A natural impaciência de um país jovem e cheio de problemas muitas vezes se exaspera face à lentidão dos debates parlamentares. Por que as coisas não são logo postas em votação e resolvidas? perguntam-se ansiosos muitos eleitores, acreditando que os parlamentares perdem tempo com tanta discussão. 
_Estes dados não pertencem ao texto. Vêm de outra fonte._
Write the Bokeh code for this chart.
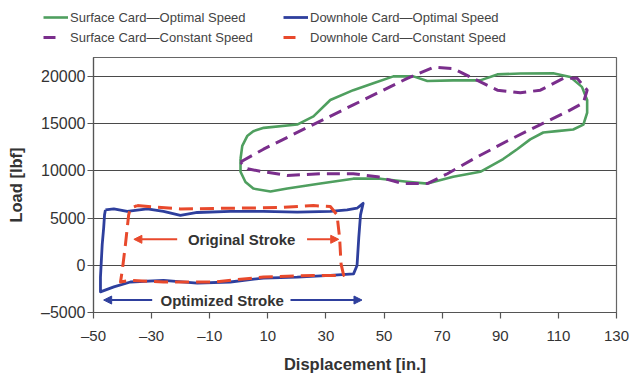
from bokeh.plotting import figure
from bokeh.layouts import column
from bokeh.models import (Range1d, FixedTicker, Legend, LegendItem, Label,
                          Arrow, NormalHead)
from bokeh.embed import file_html
from bokeh.resources import INLINE

# ---------------- data ----------------
x_ticks = [-50, -30, -10, 10, 30, 50, 70, 90, 110, 130]
x_tick_labels = ["\u201350", "\u201330", "\u201310", "10", "30", "50", "70", "90", "110", "130"]
y_ticks = [-5000, 0, 5000, 10000, 15000, 20000]
y_tick_labels = ["\u20135000", "0", "5000", "10000", "15000", "20000"]

series_names = ["Surface Card\u2014Optimal Speed", "Surface Card\u2014Constant Speed",
                "Downhole Card\u2014Optimal Speed", "Downhole Card\u2014Constant Speed"]

surface_opt_x = [0.6, 1.2, 2.9, 5.0, 8.6, 20.1, 25.7, 31.5, 39.4, 46.3, 53.2, 60.1, 64.9,
                 73.8, 83.1, 89.0, 96.9, 108.2, 114.1, 118.1, 119.9, 119.9, 118.6, 115.1,
                 109.5, 104.8, 100.3, 95.8, 91.0, 83.1, 73.8, 64.9, 58.0, 48.7, 39.4, 28.1,
                 16.7, 10.9, 5.0, 2.3, 0.6]
surface_opt_y = [11250, 12640, 13680, 14200, 14550, 14900, 15760, 17500, 18540, 19270, 20000,
                 20000, 19510, 19580, 19580, 20210, 20310, 20340, 19930, 18890, 17500, 16150,
                 14900, 14380, 14200, 14060, 13330, 12290, 11250, 9900, 9380, 8650, 8850,
                 9170, 9170, 8650, 8130, 7810, 8120, 8820, 9900]

surface_const_x = [0.6, 8.5, 22.2, 39.4, 58.0, 67.0, 73.8, 80.7, 89.0, 96.9, 103.8, 111.7,
                   116.5, 119.9, 118.6, 113.1, 103.8, 92.4, 80.7, 71.8, 64.9, 56.6, 47.7,
                   39.4, 28.1, 16.7, 8.5, 3.0]
surface_const_y = [10940, 12290, 14380, 16980, 19790, 20970, 20830, 19790, 18540, 18260,
                   18540, 19790, 19790, 18540, 17190, 16280, 14900, 13160, 11250, 9690,
                   8650, 8650, 9380, 9690, 9690, 9510, 9900, 10210]

downhole_opt_x = [-45.9, -43.0, -38.4, -31.5, -25.9, -20.1, -14.3, -2.9, 8.5, 20.1, 31.5,
                  37.3, 40.7, 42.8, 41.9, 41.3, 40.7, 39.5, 31.5, 20.1, 8.5, -2.9, -14.3,
                  -25.9, -37.3, -43.0, -47.6, -47.6, -47.0, -46.5, -46.2]
downhole_opt_y = [5860, 5970, 5700, 5970, 5700, 5280, 5590, 5700, 5700, 5620, 5700, 5860,
                  6040, 6560, 5340, 2920, -30, -910, -1070, -1250, -1350, -1770, -1880,
                  -1590, -1770, -2290, -2810, -1250, 2220, 3960, 5340]

downhole_const_x = [-35.0, -20.1, -2.9, 14.3, 25.7, 31.5, 33.8, 34.7, 35.2, 36.1, 25.7, 8.5,
                    -8.6, -25.9, -37.3, -40.7, -40.1, -39.0, -37.9, -37.3]
downhole_const_y = [6320, 5970, 6040, 6110, 6320, 6220, 5340, 2920, 140, -1070, -1070, -1250,
                    -1770, -1770, -1590, -1770, -550, 2220, 5340, 6040]

# stroke annotations: text, text position, arrow (tail, head) pairs
original_stroke_text = "Original Stroke"
original_stroke_pos = (1.0, 2750)
original_stroke_arrows = [(-21.2, -36.1), (23.5, 34.4)]
optimized_stroke_text = "Optimized Stroke"
optimized_stroke_pos = (-5.7, -3680)
optimized_stroke_arrows = [(-29.8, -46.5), (17.8, 42.4)]

# ---------------- styling ----------------
GREEN = "#4f9f5f"
PURPLE = "#7a2e8c"
BLUE = "#2e3f9d"
RED = "#e8492c"
TEXT = "#333333"
FONT = "Liberation Sans"

styles = [dict(line_color=GREEN, line_width=2.6),
          dict(line_color=PURPLE, line_width=3, line_dash="13 7"),
          dict(line_color=BLUE, line_width=2.8),
          dict(line_color=RED, line_width=3, line_dash="14 7")]
legend_styles = [dict(line_color=GREEN, line_width=2.6),
                 dict(line_color=PURPLE, line_width=3, line_dash="12 20"),
                 dict(line_color=BLUE, line_width=2.8),
                 dict(line_color=RED, line_width=3, line_dash="12 20")]

# ---------------- main plot ----------------
p = figure(width=629, height=319, output_backend="svg", toolbar_location=None,
           x_range=Range1d(-50, 130), y_range=Range1d(-5000, 22000),
           min_border_left=93, min_border_right=13, min_border_top=1,
           min_border_bottom=60)
p.frame_align = False
p.background_fill_color = "white"
p.border_fill_color = "white"
p.outline_line_color = "#666666"
p.outline_line_width = 1.2

p.xgrid.visible = False
p.ygrid.ticker = FixedTicker(ticks=y_ticks)
p.ygrid.grid_line_color = "#4a4a4a"
p.ygrid.grid_line_width = 1.2

p.xaxis.ticker = FixedTicker(ticks=x_ticks)
p.yaxis.ticker = FixedTicker(ticks=y_ticks)
p.xaxis.major_label_overrides = dict(zip(x_ticks, x_tick_labels))
p.yaxis.major_label_overrides = dict(zip(y_ticks, y_tick_labels))
for ax in (p.xaxis[0], p.yaxis[0]):
    ax.axis_line_color = "#555555"
    ax.axis_line_width = 1.2
    ax.major_tick_line_color = "#555555"
    ax.major_tick_line_width = 1.2
    ax.major_tick_out = 6
    ax.major_tick_in = 0
    ax.minor_tick_line_color = None
    ax.major_label_text_font = FONT
    ax.major_label_text_color = TEXT
    ax.axis_label_text_font = FONT
    ax.axis_label_text_font_size = "16.5px"
    ax.axis_label_text_font_style = "bold"
    ax.axis_label_text_color = TEXT
p.xaxis.major_label_text_font_size = "15px"
p.yaxis.major_label_text_font_size = "16px"
p.xaxis.major_label_standoff = 8
p.yaxis.major_label_standoff = 2
p.xaxis.axis_label = "Displacement [in.]"
p.yaxis.axis_label = "Load [lbf]"
p.xaxis.axis_label_standoff = 8
p.yaxis.axis_label_standoff = 13

def closed(v):
    return list(v) + [v[0]]

series = [(surface_opt_x, surface_opt_y), (surface_const_x, surface_const_y),
          (downhole_opt_x, downhole_opt_y), (downhole_const_x, downhole_const_y)]
for (xs, ys), st in zip(series, styles):
    p.line(closed(xs), closed(ys), line_join="round", **st)

# annotations
for text, pos, arrows, col in [
        (original_stroke_text, original_stroke_pos, original_stroke_arrows, RED),
        (optimized_stroke_text, optimized_stroke_pos, optimized_stroke_arrows, BLUE)]:
    p.add_layout(Label(x=pos[0], y=pos[1], text=text, text_font=FONT,
                       text_font_size="15px", text_font_style="bold", text_color=TEXT,
                       text_align="center", text_baseline="middle"))
    for tail, head in arrows:
        p.add_layout(Arrow(x_start=tail, y_start=pos[1], x_end=head, y_end=pos[1],
                           line_color=col, line_width=2,
                           end=NormalHead(size=8, fill_color=col, line_color=col)))

# ---------------- legend strip above the plot ----------------
lf = figure(width=629, height=56, output_backend="svg", toolbar_location=None,
            x_axis_type=None, y_axis_type=None, min_border=0,
            x_range=Range1d(0, 1), y_range=Range1d(0, 1))
lf.frame_align = False
lf.outline_line_color = None
lf.grid.visible = False
lf.border_fill_color = "white"
lf.background_fill_color = "white"
nan = float("nan")
legend_renderers = [lf.line([nan], [nan], **st) for st in legend_styles]

def make_legend(idx, loc):
    return Legend(items=[LegendItem(label=series_names[i], renderers=[legend_renderers[i]])
                         for i in idx],
                  location=loc, orientation="vertical",
                  background_fill_alpha=0, border_line_alpha=0,
                  glyph_width=25, glyph_height=16, label_height=16,
                  label_standoff=2, spacing=4, padding=0, margin=0,
                  label_text_font=FONT, label_text_font_size="13px",
                  label_text_color="#444444")

lf.add_layout(make_legend([0, 1], (43, 11)), "center")
lf.add_layout(make_legend([2, 3], (283, 11)), "center")

layout = column(lf, p, spacing=0)
open("out.html", "w").write(file_html(layout, INLINE))
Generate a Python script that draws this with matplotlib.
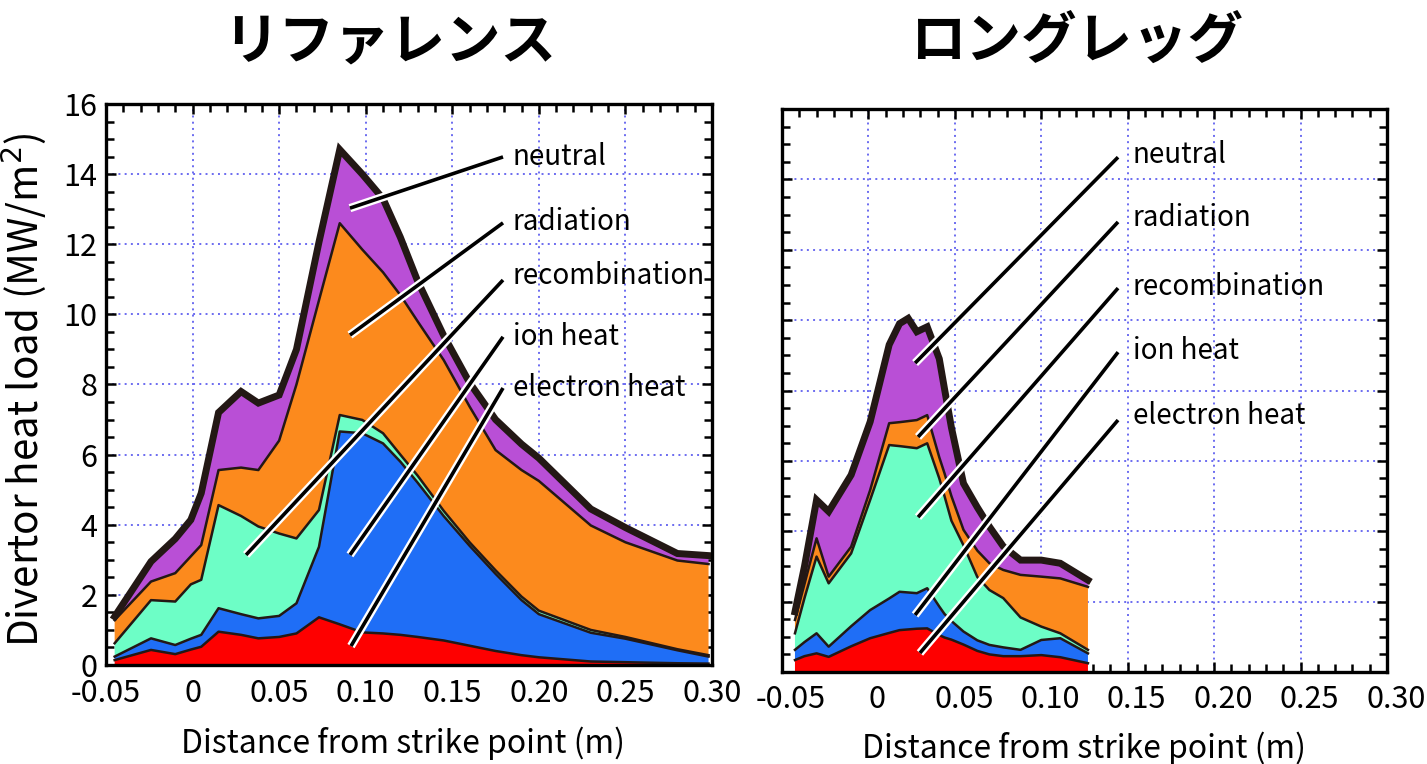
import numpy as np
import matplotlib
matplotlib.use("Agg")
import matplotlib.pyplot as plt
import matplotlib.patheffects as pe
from matplotlib.ticker import MultipleLocator
from matplotlib.transforms import ScaledTranslation

plt.rcParams['font.family'] = ['Noto Sans CJK JP', 'DejaVu Sans']

# heat load components (MW/m^2) vs distance from strike point (m), reference divertor
ref_x = [-0.045, -0.024, -0.010, -0.001, 0.005, 0.015, 0.028, 0.038, 0.050, 0.060,
         0.073, 0.085, 0.098, 0.110, 0.120, 0.130, 0.145, 0.160, 0.175, 0.190,
         0.200, 0.230, 0.250, 0.280, 0.298]
ref_electron = [0.14, 0.43, 0.31, 0.44, 0.52, 0.95, 0.86, 0.76, 0.80, 0.90,
                1.36, 1.16, 0.93, 0.90, 0.86, 0.80, 0.70, 0.55, 0.40, 0.28,
                0.22, 0.10, 0.08, 0.05, 0.04]
ref_ion = [0.10, 0.33, 0.26, 0.31, 0.34, 0.67, 0.59, 0.57, 0.60, 0.86,
           2.01, 5.50, 5.68, 5.42, 4.94, 4.40, 3.55, 2.85, 2.20, 1.57,
           1.23, 0.82, 0.67, 0.37, 0.20]
ref_recomb = [0.38, 1.09, 1.24, 1.55, 1.57, 2.94, 2.80, 2.62, 2.35, 1.85,
              1.05, 0.47, 0.38, 0.29, 0.20, 0.20, 0.15, 0.10, 0.10, 0.10,
              0.10, 0.08, 0.05, 0.03, 0.04]
ref_radiation = [0.66, 0.53, 0.81, 0.80, 0.99, 1.00, 1.38, 1.61, 2.65, 4.39,
                 5.98, 5.47, 4.86, 4.59, 4.55, 4.40, 4.30, 3.87, 3.43, 3.61,
                 3.70, 2.98, 2.70, 2.53, 2.60]
ref_neutral = [0.10, 0.57, 0.98, 1.04, 1.48, 1.64, 2.17, 1.91, 1.30, 1.00,
               1.66, 2.10, 2.15, 2.10, 1.65, 1.15, 0.70, 0.68, 0.87, 0.74,
               0.65, 0.47, 0.42, 0.20, 0.24]

# long-leg divertor
long_x = [-0.0425, -0.037, -0.030, -0.023, -0.010, 0.001, 0.012, 0.018, 0.023, 0.028,
          0.034, 0.041, 0.044, 0.048, 0.055, 0.063, 0.070, 0.078, 0.088, 0.100,
          0.111, 0.127]
long_electron = [0.34, 0.45, 0.53, 0.43, 0.73, 0.96, 1.11, 1.19, 1.21, 1.23,
                 1.24, 1.05, 0.98, 0.92, 0.78, 0.60, 0.50, 0.45, 0.45, 0.48,
                 0.42, 0.25]
long_ion = [0.29, 0.40, 0.57, 0.29, 0.57, 0.80, 0.98, 1.09, 1.05, 1.01,
            1.14, 0.81, 0.67, 0.53, 0.37, 0.30, 0.27, 0.25, 0.18, 0.43,
            0.54, 0.28]
long_recomb = [0.47, 1.25, 2.18, 1.80, 2.07, 3.13, 4.36, 4.14, 4.13, 4.12,
               4.12, 3.64, 3.35, 2.85, 2.45, 1.80, 1.56, 1.40, 0.92, 0.38,
               0.14, 0.10]
long_radiation = [0.38, 0.40, 0.52, 0.19, 0.19, 0.28, 0.62, 0.68, 0.74, 0.80,
                  0.80, 0.60, 0.65, 0.70, 0.44, 0.75, 0.76, 0.80, 1.21, 1.42,
                  1.56, 1.79]
long_neutral = [0.23, 0.50, 1.09, 1.85, 2.04, 1.94, 2.23, 2.80, 2.92, 2.51,
                2.51, 2.80, 2.40, 1.95, 1.32, 1.23, 1.04, 0.67, 0.42, 0.47,
                0.43, 0.19]

labels = ["electron heat", "ion heat", "recombination", "radiation", "neutral"]
colors = ["#fe0000", "#1f6ef6", "#6dfec6", "#fc8a1d", "#b94fd6"]
edge = "#231815"
xtick_text = ["-0.05", "0", "0.05", "0.10", "0.15", "0.20", "0.25", "0.30"]

# leader lines: (text pos, line start, line end) in data units
ref_leaders = {
    "neutral": ((0.185, 14.49), (0.1793, 14.49), (0.0909, 13.03)),
    "radiation": ((0.185, 12.64), (0.1793, 12.61), (0.0909, 9.41)),
    "recombination": ((0.185, 11.10), (0.1793, 10.98), (0.0309, 3.14)),
    "ion heat": ((0.185, 9.36), (0.1793, 9.36), (0.0909, 3.14)),
    "electron heat": ((0.185, 7.90), (0.1793, 7.90), (0.0915, 0.54)),
}
long_leaders = {
    "neutral": ((0.153, 14.69), (0.1444, 14.63), (0.027, 8.78)),
    "radiation": ((0.153, 12.90), (0.1444, 12.79), (0.0287, 6.68)),
    "recombination": ((0.153, 10.94), (0.1444, 10.91), (0.0287, 4.40)),
    "ion heat": ((0.153, 9.12), (0.1444, 9.09), (0.027, 1.62)),
    "electron heat": ((0.153, 7.27), (0.1444, 7.16), (0.0298, 0.54)),
}


def draw_stack(ax, x, parts, leaders):
    ax.stackplot(x, *parts, colors=colors, linewidth=0, zorder=2)
    tops = np.cumsum(np.array(parts), axis=0)
    for k, top in enumerate(tops):
        if k == len(tops) - 1:
            ax.plot(x, top, color=edge, lw=5.0, zorder=4, solid_joinstyle='miter')
        else:
            ax.plot(x, top, color=edge, lw=1.8, zorder=3)
    for name, (txt, start, end) in leaders.items():
        ax.plot([start[0], end[0]], [start[1], end[1]], color='black', lw=2.6,
                solid_capstyle='butt', zorder=5, clip_on=False,
                path_effects=[pe.Stroke(linewidth=6.0, foreground='white'),
                              pe.Normal()])
        ax.text(txt[0], txt[1], name, fontsize=20, va='center', ha='left',
                zorder=6)


def style_axes(ax):
    ax.set_xlim(-0.05, 0.30)
    ax.set_ylim(0, 16)
    ax.set_xticks(np.arange(-0.05, 0.301, 0.05))
    ax.set_xticklabels(xtick_text)
    ax.xaxis.set_minor_locator(MultipleLocator(0.01))
    ax.yaxis.set_major_locator(MultipleLocator(2))
    ax.yaxis.set_minor_locator(MultipleLocator(0.5))
    ax.tick_params(which='both', direction='in', top=True, right=True,
                   width=1.8, color='black')
    ax.tick_params(which='major', length=7, labelsize=22)
    ax.tick_params(axis='x', which='major', pad=9)
    ax.tick_params(axis='y', which='major', pad=6)
    ax.tick_params(which='minor', length=6)
    for s in ax.spines.values():
        s.set_linewidth(2.4)
        s.set_zorder(7)
    ax.grid(True, which='major', color='#6b6bf0', linestyle=(0, (1, 2.2)),
            lw=1.4, zorder=1)
    ax.set_axisbelow(True)
    ax.set_xlabel("Distance from strike point (m)", fontsize=23)


fig = plt.figure(figsize=(14.27, 7.64), dpi=100)
ax1 = fig.add_axes([106 / 1427, 1 - 665 / 764, 606 / 1427, 561 / 764])
ax2 = fig.add_axes([782 / 1427, 1 - 672 / 764, 605 / 1427, 563 / 764])

for ax in (ax1, ax2):
    style_axes(ax)

draw_stack(ax1, ref_x, [ref_electron, ref_ion, ref_recomb, ref_radiation,
                        ref_neutral], ref_leaders)
draw_stack(ax2, long_x, [long_electron, long_ion, long_recomb, long_radiation,
                         long_neutral], long_leaders)

ax1.set_ylabel("Divertor heat load (MW/m$^2$)", fontsize=29)
ax1.yaxis.set_label_coords(-0.095, 0.49)
ax1.xaxis.set_label_coords(0.49, -0.11)
ax2.xaxis.set_label_coords(0.5, -0.105)
ax2.tick_params(labelleft=False)

# right panel tick labels sit slightly to the right of their ticks
shift = ScaledTranslation(9 / 100, 0, fig.dpi_scale_trans)
for lab in ax2.get_xticklabels():
    lab.set_transform(lab.get_transform() + shift)

fig.text(390 / 1427, 1 - 42 / 764, "リファレンス", fontsize=40, weight='bold',
         ha='center', va='center')
fig.text(1077 / 1427, 1 - 42 / 764, "ロングレッグ", fontsize=40, weight='bold',
         ha='center', va='center')

fig.savefig("out.png", dpi=100)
Ocorre que discutir – “parlamentar” é antes de mais nada um verbo, que significa falar, conversar, debater – é uma função tão ou mais nobre dos parlamentos do que legislar. O pacto social, a busca do consenso, sempre que possíveis, são formas de decisão melhores do que a regra da maioria, porque atendem de maneira mais efetiva ao objetivo substantivo da democracia, de assegurar maior satisfação ao maior número de forma mais duradoura e harmônica. Não esgotar a busca do consenso é não perseguir até o fim a democracia; imaginar que procurando o consenso se posterga ou obsta a vontade das maiorias é um equívoco dos espíritos autoritários e limitados.


[1] A primeira versão de um artigo sobre esse tema foi publicada originalmente no Jornal do Brasil, em coautoria com Francisco Carrion Júnior, à época deputado federal pelo PDT-RS.
[2] Anscombe, E.M. “On the frustration of the majority by fulfillment of the majority's will”, Analysis 36, 161-8 (1976).
[3] Geach, P. Reason and Argument, University of California Press, 1976.
[4] Bovens L.1; Rabinowicz W.  Voting Procedures for Complex Collective Decisions. An Epistemic Perspective. Ratio Juris, June 2004, vol. 17, no. 2, pp. 241-258(18). Blackwell Publishing  
[5] Ver em http://www.uvt.nl/faculteiten/fww/medewerkers/rusinowska.html uma lista de paradoxos discutidos na Teoria da Escolha Social, bem como indicações sobre suas múltiplas interrelações com a Teoria dos Jogos, a formação de coalizões e a Lógica.
[6] Rapoport, A. Lutas, Jogos e Debates. Editora da Universidade de Brasília, 1980.